Ottobre arriva in un lampo. La vita stessa è un lampo ed è per questo che sono fiero di passarlo con queste persone. Non è mai tempo buttato.
Passai le ore seduto sul seggiolino del treno pensando, con un po’ di timore, al fatto che oramai era fatta per davvero. Non potevo di certo tornare indietro.
Sono stato sulla cima della Tour Eiffel e li mi sono sentito davvero come il Re del Mondo e sono convinto che uno spettacolo simile difficilmente lo rivedrò da qualche altra parte.
Siamo arrivati ad Amsterdam dopo un travaglio lunghissimo fatto di cambi di treno, problemi con i biglietti e l’animo stanco di alcuni dei miei compagni di viaggio che si cominciavano a scaldare lentamente. L’ho vissuta prendendola a piccole dosi, e fidatevi, sto parlando della città. Anche questa l’ho vista dall’alto grazie ad una giostra e non ho avuto bisogno di altro per volare per davvero.
Questa è stata sicuramente la città delle stranezze, e qua mi sento di dover specificare che le stranezze non erano delle belle ragazze in vetrina o i locali che vendevano “erbe per la felicità” ma delle persone davvero fuori dal normale, come ad esempio un vecchio che aveva girato il mondo, con la barba lunga e ispida che sembrava a tutti gli effetti un vecchio comandante di una baleniera, per non parlare di due ragazze spagnole che ci hanno fatto prendere un colpo entrando in camera nostra alle due di notte per restituirci delle carte da gioco, oppure ancora un indiano completamente andato, seduto, o meglio, tenuto su grazie al perfetto equilibrio del busto e alla forza di gravità, che veniva aiutato dagli amici a “ritrovarsi” mangiando qualcosa, per poi farlo subito “riperdere” facendogli fumare l’ennesima coltivazione. Ce ne siamo andati a Monaco con l’aspettativa di trovare grandi stinchi e birra, ma abbiamo trovato molto di più. Una città piena di sorprese, da degli artisti di strada decisamente fuori dal comune ma dal talento eccezionale, passando per le immense chiese che mostravano meraviglie architettoniche assurde, le immense vallate verdi e finendo poi col conoscere, in camera nostra, una ragazza ucraina che si era trasferita li da New York per studiare. Innsbruck fu la chiusura, visitata solo per poche ore, come se fosse il “bicchiere della staffa” che si fa dopo aver mangiato bene al ristorante. Tornando a casa, sempre seduto su un treno, stavolta notturno (dove, anche qui, abbiamo avuto problemi con i biglietti, ma il buonsenso del controllore lombardo ha fatto si che tutto si risolvesse con un pagamento in denaro di una piccola somma per avere un biglietto valido a tutti gli effetti), ho cominciato a tirare le somme di questa “prova di vita”, dove, senza evitare giochi di parole, la vita mi ha decisamente messo alla prova. Sono felice di essere me stesso, anche se quel viaggio ha cambiato l’essenza che risiede in quello che sono oggi, sono felice di avere quegli amici al mio fianco e di aver condiviso con loro questa esperienza. Sono felice di aver incontrato persone speciali che tutt’ora sento, anche se non mi abitano proprio sotto casa.

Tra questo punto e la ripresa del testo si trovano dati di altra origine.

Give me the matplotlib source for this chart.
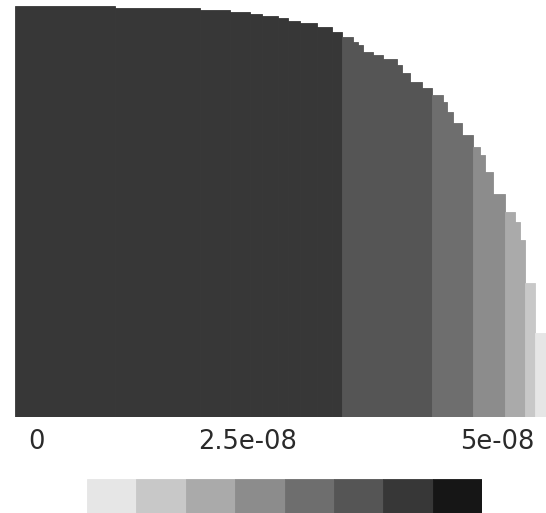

Il freddo all’esterno condensava il mio respiro, facendo diventare il finestrino un’immagine totalmente diversa da quella che avevo in testa. I miei occhi vedevano le ferrovie italiane, la tristezza dei passeggeri, gli occhi spenti dei pendolari che alle cinque cominciavano già la loro giornata, mentre la mia mente era rimasta inesorabilmente a Parigi, rammaricandosi di aver passato troppo poco tempo in quella che sarebbe diventata nei ricordi la MIA Parigi e con l’augurio di ritrovare, magari in un altra avventura, qualche persona speciale che ho incontrato durante il mio viaggio.
Sono arrivato ad una conclusione dopo quell’avventura:
La bugia? Sono in debito di sonno.
La verità? Sono in credito di tempo
La certezza? Ho tanti sogni nel cassetto che verranno tirati fuori tutti.